Being silent on the big issues of the day risks fall in public trust, charities told

11 Oct 2019 News

By nicklivyi, Adobe

Charity leaders should be “really deliberate on rejecting the narratives that we currently have” and calling out problems, or risk losing the trust of their beneficiaries, charity leaders have heard.

Immy Kaur, co-founder of Impact Hub, was speaking at at NPC’s annual conference about whether charity leaders are engaging correctly with political issues, and whether the sector's perceived silence was impacting public trust.

Kaur said that many communities feel “the silence around the big issues of the day is a real challenge”, which “adds to the declining public trust”.

She said that leaders should “take responsibility for the new narratives” that might come from this “rapidly changing ecology”, and be “really deliberate on rejecting the narratives that we currently have”.

She added: “Some people are gagged on some stuff”, but “in complex times, as leaders, we need to spend time together developing new narratives, being bolder, taking steps, because a lot of people are looking to many of us… to build that new hope”.

As part of the panel discussion, Karl Wilding, chief executive of NCVO, added that “there needs to be a much stronger voice”, saying NCVO wants to change how it works with government.

He said he feels “frustrated” that “not only does it [government] not recognise the impact that organisations have and what they can achieve by working with them, but too often it actually mitigates against them and it gets in the way of those organisations making a difference”.

Commission CEO: ‘It is not our job to tell the public why they should trust charities’

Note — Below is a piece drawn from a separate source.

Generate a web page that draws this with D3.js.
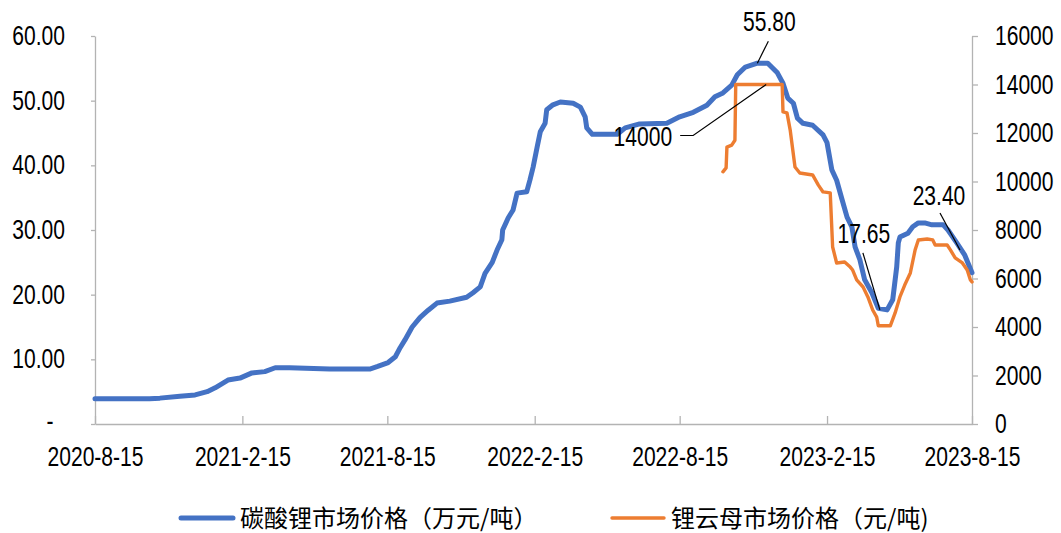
<!DOCTYPE html>
<html lang="zh">
<head>
<meta charset="UTF-8">
<title>碳酸锂与锂云母市场价格</title>
<script src="https://d3js.org/d3.v7.min.js"></script>
<style>
    body { margin: 0; background: #fff; }
    text { font-family: "Liberation Sans", Arial, sans-serif; fill: #000; }
    .cjk { font-family: "Noto Sans CJK SC", "Liberation Sans", sans-serif; }
</style>
</head>
<body>
<div id="chart"></div>
<script>
    // 碳酸锂市场价格（万元/吨）
    const blueDates = [
        "2020-08-15", "2020-10-22", "2020-11-04", "2020-11-29", "2020-12-18", "2021-01-02", "2021-01-12",
        "2021-01-28", "2021-02-12", "2021-02-27", "2021-03-15", "2021-03-28", "2021-04-15", "2021-06-04",
        "2021-07-24", "2021-08-03", "2021-08-16", "2021-08-25", "2021-08-31", "2021-09-06", "2021-09-15",
        "2021-09-25", "2021-10-05", "2021-10-16", "2021-11-01", "2021-11-22", "2021-11-30", "2021-12-09",
        "2021-12-15", "2021-12-24", "2021-12-30", "2022-01-05", "2022-01-06", "2022-01-13", "2022-01-19",
        "2022-01-24", "2022-02-05", "2022-02-09", "2022-02-13", "2022-02-18", "2022-02-22", "2022-02-28",
        "2022-03-02", "2022-03-09", "2022-03-19", "2022-04-04", "2022-04-13", "2022-04-19", "2022-04-21",
        "2022-04-28", "2022-05-29", "2022-06-08", "2022-06-26", "2022-07-30", "2022-08-15", "2022-09-01",
        "2022-09-18", "2022-09-28", "2022-10-08", "2022-10-19", "2022-10-26", "2022-11-05", "2022-11-20",
        "2022-12-03", "2022-12-15", "2022-12-22", "2022-12-28", "2023-01-04", "2023-01-09", "2023-01-16",
        "2023-01-28", "2023-02-10", "2023-02-15", "2023-02-21", "2023-02-27", "2023-03-06", "2023-03-12",
        "2023-03-18", "2023-03-22", "2023-03-28", "2023-04-03", "2023-04-12", "2023-04-20", "2023-05-01",
        "2023-05-08", "2023-05-13", "2023-05-15", "2023-05-17", "2023-05-27", "2023-06-02", "2023-06-09",
        "2023-06-17", "2023-06-26", "2023-07-10", "2023-07-16", "2023-07-27", "2023-08-06", "2023-08-15"
    ];
    const blueValues = [
        3.9, 3.9, 4.0, 4.3, 4.5, 5.0, 5.6,
        6.8, 7.1, 7.9, 8.1, 8.7, 8.7, 8.5,
        8.5, 8.9, 9.5, 10.4, 11.8, 13.0, 15.0,
        16.5, 17.6, 18.7, 19.0, 19.6, 20.3, 21.2,
        23.3, 25.0, 26.9, 28.5, 30.0, 31.9, 33.1,
        35.7, 35.9, 37.7, 39.7, 42.8, 45.2, 46.5,
        48.6, 49.3, 49.8, 49.6, 49.0, 47.5, 45.8,
        44.8, 44.8, 45.8, 46.4, 46.5, 47.5, 48.2,
        49.3, 50.6, 51.2, 52.4, 54.0, 55.2, 55.8,
        55.8, 54.3, 52.7, 50.4, 49.6, 47.3, 46.5,
        46.2, 44.7, 43.5, 39.3, 37.7, 34.6, 32.0,
        30.5, 27.4, 25.4, 22.3, 20.3, 17.9, 17.65,
        19.2, 24.3, 28.0, 28.9, 29.5, 30.5, 31.1,
        31.1, 30.8, 30.8, 30.0, 28.0, 26.1, 23.4
    ];

    // 锂云母市场价格（元/吨）
    const orangeDates = [
        "2022-10-08", "2022-10-12", "2022-10-13", "2022-10-19", "2022-10-23", "2022-10-24", "2022-12-21",
        "2022-12-22", "2022-12-27", "2022-12-31", "2023-01-06", "2023-01-12", "2023-01-28", "2023-02-04",
        "2023-02-10", "2023-02-19", "2023-02-22", "2023-02-27", "2023-03-09", "2023-03-16", "2023-03-19",
        "2023-03-24", "2023-04-01", "2023-04-07", "2023-04-13", "2023-04-18", "2023-04-20", "2023-05-05",
        "2023-05-11", "2023-05-17", "2023-05-23", "2023-05-30", "2023-06-05", "2023-06-09", "2023-06-20",
        "2023-06-27", "2023-06-30", "2023-07-15", "2023-07-19", "2023-07-25", "2023-08-03", "2023-08-09",
        "2023-08-13", "2023-08-15"
    ];
    const orangeValues = [
        10400, 10560, 11420, 11500, 11700, 14000, 14000,
        12870, 12830, 12120, 10600, 10350, 10270, 9860,
        9570, 9530, 7300, 6640, 6680, 6470, 6350,
        5940, 5650, 5240, 4700, 4410, 4050, 4050,
        4580, 5240, 5730, 6230, 7180, 7590, 7630,
        7590, 7380, 7380, 7180, 6850, 6640, 6350,
        5940, 5860
    ];

    const xTickDates = ["2020-08-15", "2021-02-15", "2021-08-15", "2022-02-15", "2022-08-15", "2023-02-15", "2023-08-15"];
    const xTickLabels = ["2020-8-15", "2021-2-15", "2021-8-15", "2022-2-15", "2022-8-15", "2023-2-15", "2023-8-15"];
    const leftTicks = [0, 10, 20, 30, 40, 50, 60];
    const rightTicks = [0, 2000, 4000, 6000, 8000, 10000, 12000, 14000, 16000];
    const seriesNames = ["碳酸锂市场价格（万元/吨）", "锂云母市场价格（元/吨)"];
    const seriesColors = ["#4472C4", "#ED7D31"];

    // annotations: [date, value, axis, label]
    const notes = [
        ["2022-11-20", 55.8, "left", "55.80"],
        ["2022-12-01", 14000, "right", "14000"],
        ["2023-04-22", 17.65, "left", "17.65"],
        ["2023-07-31", 26.9, "left", "23.40"]
    ];

    const W = 1061, H = 533;
    const plot = { left: 95, right: 972, top: 36, bottom: 424 };
    const SX = 0.78; // labels in the picture are horizontally squeezed
    const parse = d3.timeParse("%Y-%m-%d");

    const svg = d3.select("#chart").append("svg")
        .attr("width", W)
        .attr("height", H);

    const x = d3.scaleTime()
        .domain([parse(xTickDates[0]), parse(xTickDates[xTickDates.length - 1])])
        .range([plot.left, plot.right]);
    const yL = d3.scaleLinear().domain([0, 60]).range([plot.bottom, plot.top]);
    const yR = d3.scaleLinear().domain([0, 16000]).range([plot.bottom, plot.top]);

    function squeeze(sel, k) {
        sel.each(function () {
            const t = d3.select(this);
            const tx = +t.attr("x") || 0;
            t.attr("x", tx / k).attr("transform", `scale(${k},1)`);
        });
    }

    function styleAxis(g) {
        g.select(".domain").attr("stroke", "#b3b3b3").attr("stroke-width", 1.3);
        g.selectAll(".tick line").attr("stroke", "#b3b3b3").attr("stroke-width", 1.3);
        g.selectAll("text").attr("font-size", 27).attr("font-family", null).attr("fill", "#000");
    }

    // left axis
    const gL = svg.append("g")
        .attr("transform", `translate(${plot.left},0)`)
        .call(d3.axisLeft(yL).tickValues(leftTicks).tickSizeInner(4).tickSizeOuter(0).tickPadding(26)
            .tickFormat(d => d === 0 ? "-" : d3.format(".2f")(d)));
    styleAxis(gL);
    gL.selectAll(".tick").filter(d => d === 0).select("text")
        .attr("text-anchor", "middle").attr("x", -45).attr("dy", "0.2em");
    squeeze(gL.selectAll("text"), SX);

    // right axis
    const gR = svg.append("g")
        .attr("transform", `translate(${plot.right},0)`)
        .call(d3.axisRight(yR).tickValues(rightTicks).tickSizeInner(6).tickSizeOuter(0).tickPadding(17)
            .tickFormat(d3.format("d")));
    styleAxis(gR);
    squeeze(gR.selectAll("text"), SX);

    // bottom axis
    const gB = svg.append("g")
        .attr("transform", `translate(0,${plot.bottom})`)
        .call(d3.axisBottom(x).tickValues(xTickDates.map(parse)).tickSizeInner(-8).tickSizeOuter(0).tickPadding(23)
            .tickFormat((d, i) => xTickLabels[i]));
    styleAxis(gB);
    squeeze(gB.selectAll("text"), SX);

    // series
    const blue = blueDates.map((d, i) => ({ date: parse(d), value: blueValues[i] }));
    const orange = orangeDates.map((d, i) => ({ date: parse(d), value: orangeValues[i] }));

    svg.append("path")
        .datum(blue)
        .attr("fill", "none")
        .attr("stroke", seriesColors[0])
        .attr("stroke-width", 5)
        .attr("stroke-linejoin", "round")
        .attr("stroke-linecap", "round")
        .attr("d", d3.line().x(d => x(d.date)).y(d => yL(d.value)));

    svg.append("path")
        .datum(orange)
        .attr("fill", "none")
        .attr("stroke", seriesColors[1])
        .attr("stroke-width", 3.4)
        .attr("stroke-linejoin", "round")
        .attr("stroke-linecap", "round")
        .attr("d", d3.line().x(d => x(d.date)).y(d => yR(d.value)));

    // data labels with leader lines
    const leaders = [
        { dx: 11, dy: -22, tx: 12, ty: -32, anchor: "middle" },
        { dx: -73, dy: 51, hx: -13, tx: -94, ty: 62, anchor: "end" },
        { dx: -17, dy: -57, tx: -16, ty: -67, anchor: "middle" },
        { dx: -20, dy: -37, tx: -21, ty: -45, anchor: "middle" }
    ];
    notes.forEach((n, i) => {
        const px = x(parse(n[0]));
        const py = n[2] === "left" ? yL(n[1]) : yR(n[1]);
        const o = leaders[i];
        const pts = [[px, py], [px + o.dx, py + o.dy]];
        if (o.hx) pts.push([px + o.dx + o.hx, py + o.dy]);
        svg.append("path")
            .attr("fill", "none")
            .attr("stroke", "#000")
            .attr("stroke-width", 1.2)
            .attr("d", d3.line()(pts));
        const t = svg.append("text")
            .attr("x", px + o.tx)
            .attr("y", py + o.ty)
            .attr("text-anchor", o.anchor)
            .attr("font-size", 27)
            .text(n[3]);
        squeeze(t, SX);
    });

    // legend
    const legendX = [181, 612];
    const legendY = 518;
    seriesNames.forEach((name, i) => {
        svg.append("line")
            .attr("x1", legendX[i]).attr("x2", legendX[i] + 52)
            .attr("y1", legendY).attr("y2", legendY)
            .attr("stroke", seriesColors[i])
            .attr("stroke-width", i === 0 ? 5 : 3.4)
            .attr("stroke-linecap", "round");
        svg.append("text")
            .attr("class", "cjk")
            .attr("x", legendX[i] + 59)
            .attr("y", legendY + 9)
            .attr("font-size", 24)
            .text(name);
    });
</script>
</body>
</html>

Helen Stephenson, the chief executive of the Charity Commission, said divides in the country “are not necessarily drawn along party political lines”, so charity workers should “think carefully” about what they say.

“Your beneficiaries, your trustees and your volunteers may hold very different worldviews from you, and so when you are speaking up on behalf of your charity, make sure that you are speaking up on behalf of your cause and your beneficiaries, not on your worldview.”

She added: “We are here to represent the public interest. We regulate on behalf of the public. It is not our job to tell the public why they should trust charities.”

Javed Khan, chief executive of Barnardo’s, said that public trust in charities is “critical to our being”. It allows charities “to reach into communities in a way that the state cannot, because there is a trust between us and the beneficiaries of our services.”

“We must protect that, we cannot bury our heads in the sand,” he said, because this trust “is being challenged” and “it is fragile” he said. 

Khan also spoke about the importance of charities working with politicians to have their causes heard. 

“We are living in really difficult times and the charity voice needs to understand that,” he said. But “we cannot afford to be polarised”, and the “politics of the day, whatever it might be, is what it is”.

“We have to be prepared to work with the politicians of the day if we are going to fulfill our mission of standing up for the most vulnerable in society, and that means we cannot take sides”, he concluded.